*Short problem:* Take every line from the first down to the line with "plt.rcParams['font.family'] = ['Liberation" and set it down exactly, without the pictures.

%%

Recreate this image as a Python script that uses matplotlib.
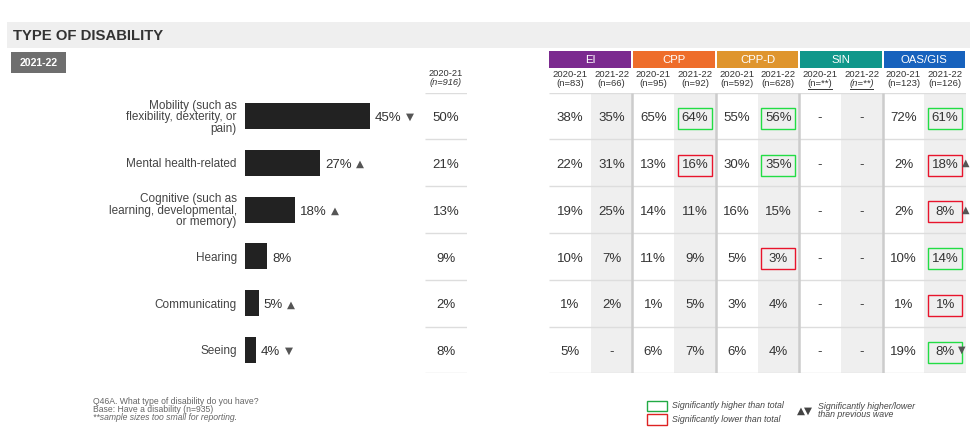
import matplotlib
matplotlib.use('Agg')
import matplotlib.pyplot as plt
from matplotlib.patches import Rectangle

W, H = 979, 441
plt.rcParams['font.family'] = ['Liberation Sans', 'DejaVu Sans']

# ---------------- data ----------------
title = 'TYPE OF DISABILITY'
wave_label = '2021-22'
categories = ['Mobility (such as\nflexibility, dexterity, or\npain)',
              'Mental health-related',
              'Cognitive (such as\nlearning, developmental,\nor memory)',
              'Hearing', 'Communicating', 'Seeing']
values_2122 = [45, 27, 18, 8, 5, 4]
trend_2122 = ['down', 'up', 'up', '', 'up', 'down']
prev_year = '2020-21'
prev_n = '(n=916)'
values_2021 = [50, 21, 13, 9, 2, 8]

groups = ['EI', 'CPP', 'CPP-D', 'SIN', 'OAS/GIS']
group_colors = ['#7b2a8f', '#ee6d2b', '#df952d', '#10978a', '#1762bd']
sub_years = ['2020-21', '2021-22'] * 5
sub_n = ['(n=83)', '(n=66)', '(n=95)', '(n=92)', '(n=592)', '(n=628)',
         '(n=**)', '(n=**)', '(n=123)', '(n=126)']

ei_2021 = [38, 22, 19, 10, 1, 5]
ei_2122 = [35, 31, 25, 7, 2, None]
cpp_2021 = [65, 13, 14, 11, 1, 6]
cpp_2122 = [64, 16, 11, 9, 5, 7]
cppd_2021 = [55, 30, 16, 5, 3, 6]
cppd_2122 = [56, 35, 15, 3, 4, 4]
sin_2021 = [None, None, None, None, None, None]
sin_2122 = [None, None, None, None, None, None]
oas_2021 = [72, 2, 2, 10, 1, 19]
oas_2122 = [61, 18, 8, 14, 1, 8]

cpp_2122_sig = ['H', 'L', '', '', '', '']
cppd_2122_sig = ['H', 'H', '', 'L', '', '']
oas_2122_sig = ['H', 'L', 'L', 'H', 'L', 'H']
oas_2122_trend = ['', 'up', 'up', '', '', 'down']

table_cols = [ei_2021, ei_2122, cpp_2021, cpp_2122, cppd_2021, cppd_2122,
              sin_2021, sin_2122, oas_2021, oas_2122]
sig_cols = {3: cpp_2122_sig, 5: cppd_2122_sig, 9: oas_2122_sig}
trend_cols = {9: oas_2122_trend}

footnote = ['Q46A. What type of disability do you have?',
            'Base: Have a disability (n=935)',
            '**sample sizes too small for reporting.']
legend_high = 'Significantly higher than total'
legend_low = 'Significantly lower than total'
legend_trend = 'Significantly higher/lower\nthan previous wave'

# ---------------- styles ----------------
GREEN = '#22dd44'
RED = '#e8142c'
TXT = '#333333'
TRI = '#555555'
TRI_SYM = {'up': '\u25B2', 'down': '\u25BC'}
NUM_FS = 9.5


def rect(x0, y0, x1, y1):
    return [x0 / W, 1 - y1 / H, (x1 - x0) / W, (y1 - y0) / H]


fig = plt.figure(figsize=(W / 100, H / 100), dpi=100)

# overlay in pixel coordinates for decorations
ov = fig.add_axes([0, 0, 1, 1])
ov.set_xlim(0, W)
ov.set_ylim(H, 0)
ov.axis('off')

ov.add_patch(Rectangle((7, 22), 963, 26, color='#efefef', lw=0))
ov.text(13, 35.5, title, fontsize=10.7, fontweight='bold', color='#333333',
        va='center', ha='left')
ov.add_patch(Rectangle((11, 52), 55, 21, color='#6e6e6e', lw=0))
ov.text(38.5, 62.5, wave_label, fontsize=7.6, fontweight='bold', color='white',
        va='center', ha='center')

# footnote
for k, line in enumerate(footnote):
    ov.text(93, 401.5 + 8 * k, line, fontsize=6.2, color='#666666', va='center',
            ha='left', style='italic' if k == 2 else 'normal')

# legend
ov.add_patch(Rectangle((647, 401), 20, 10, fill=False, ec='#22aa44', lw=1))
ov.add_patch(Rectangle((647, 414), 20, 11, fill=False, ec='#dd2222', lw=1))
ov.text(672, 405.5, legend_high, fontsize=6.3, style='italic', color='#444444', va='center')
ov.text(672, 419, legend_low, fontsize=6.3, style='italic', color='#444444', va='center')
ov.text(797, 410.5, '\u25B2\u25BC', fontsize=7.5, color='#444444', va='center',
        family=['DejaVu Sans'])
ov.text(818, 410.5, legend_trend, fontsize=6.3, style='italic', color='#444444',
        va='center', linespacing=0.95)

# ---------------- bar chart ----------------
ROW_TOP, ROW_BOT = 92.6, 373.3
bx = fig.add_axes(rect(245, ROW_TOP, 245 + 278, ROW_BOT))
bx.patch.set_visible(False)
bx.set_xlim(0, 100)
bx.set_ylim(5.5, -0.5)
bx.barh(range(len(values_2122)), values_2122, height=0.555, color='#222222')
bx.set_yticks(range(len(categories)))
bx.set_yticklabels(categories, fontsize=8.5, color='#444444')
for lbl in bx.get_yticklabels():
    lbl.set_linespacing(0.95)
bx.tick_params(axis='y', length=0, pad=6)
bx.set_xticks([])
for s in bx.spines.values():
    s.set_visible(False)
for i, v in enumerate(values_2122):
    t = bx.text(v + 1.8, i + 0.05, f'{v}%', fontsize=NUM_FS, color=TXT, va='center', ha='left')
    if trend_2122[i]:
        bx.annotate(TRI_SYM[trend_2122[i]], xy=(1, 0.5), xycoords=t,
                    xytext=(3, 0.8), textcoords='offset points', fontsize=7.5,
                    color=TRI, va='center', ha='left', family=['DejaVu Sans'])

# ---------------- previous wave column ----------------
pw = fig.add_axes(rect(425, ROW_TOP, 467, ROW_BOT))
pw.patch.set_visible(False)
pw.set_xlim(0, 1)
pw.set_ylim(6, 0)
pw.axis('off')
pw.hlines(range(7), 0, 1, color='#dddddd', lw=1)
pw.text(0.5, -0.41, prev_year, fontsize=6.7, color=TXT, ha='center', va='center', clip_on=False)
pw.text(0.5, -0.21, prev_n, fontsize=6.7, color=TXT, ha='center', va='center',
        style='italic', clip_on=False)
for i, v in enumerate(values_2021):
    pw.text(0.5, i + 0.55, f'{v}%', fontsize=NUM_FS, color=TXT, ha='center', va='center')

# ---------------- table ----------------
tab = fig.add_axes(rect(549, ROW_TOP, 966, ROW_BOT))
tab.patch.set_visible(False)
tab.set_xlim(0, 10)
tab.set_ylim(6, 0)
tab.axis('off')
for c in range(1, 10, 2):
    tab.axvspan(c, c + 1, color='#efefef', lw=0, zorder=0)
tab.hlines(range(7), 0, 10, color='#dddddd', lw=1, zorder=1)
tab.vlines([2, 4, 6, 8], 0, 6, color='#cccccc', lw=1.8, zorder=1)

hdr_top = (51 - ROW_TOP) / 46.78
hdr_bot = (68.5 - ROW_TOP) / 46.78
for g, (name, col) in enumerate(zip(groups, group_colors)):
    x0 = 2 * g + (0.025 if g > 0 else 0)
    x1 = 2 * g + 2 - 0.025
    tab.add_patch(Rectangle((x0, hdr_top), x1 - x0, hdr_bot - hdr_top, color=col,
                            lw=0, clip_on=False))
    tab.text(2 * g + 1, (hdr_top + hdr_bot) / 2, name, fontsize=8.2, color='white',
             ha='center', va='center', clip_on=False)

for c in range(10):
    tab.text(c + 0.5, -0.385, sub_years[c], fontsize=6.8, color=TXT, ha='center',
             va='center', clip_on=False)
    italic = sub_n[c] == '(n=**)' and c % 2 == 1
    tab.text(c + 0.5, -0.195, sub_n[c], fontsize=6.8, color=TXT, ha='center',
             va='center', clip_on=False, style='italic' if italic else 'normal')
    if sub_n[c] == '(n=**)':
        tab.plot([c + 0.22, c + 0.78], [-0.085, -0.085], color=TXT, lw=0.7, clip_on=False)

for c, col in enumerate(table_cols):
    for r, v in enumerate(col):
        s = '-' if v is None else f'{v}%'
        tab.text(c + 0.5, r + 0.55, s, fontsize=NUM_FS, color=TXT, ha='center',
                 va='center', zorder=3)
        if c in sig_cols and sig_cols[c][r]:
            ec = GREEN if sig_cols[c][r] == 'H' else RED
            tab.add_patch(Rectangle((c + 0.5 - 0.41, r + 0.55 - 0.225), 0.82, 0.45,
                                    fill=False, ec=ec, lw=1, zorder=4))
        if c in trend_cols and trend_cols[c][r]:
            tr = trend_cols[c][r]
            tab.text(c + 0.5 + (0.49 if tr == 'up' else 0.4), r + 0.5, TRI_SYM[tr],
                     fontsize=7, color=TRI, ha='center', va='center',
                     family=['DejaVu Sans'], clip_on=False, zorder=5)

fig.savefig('out.png', dpi=100)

%%

*Output of the exercise:*
Recreate this image as a Python script that uses matplotlib.
import matplotlib
matplotlib.use('Agg')
import matplotlib.pyplot as plt
from matplotlib.patches import Rectangle

W, H = 979, 441
plt.rcParams['font.family'] = ['Liberation Sans', 'DejaVu Sans']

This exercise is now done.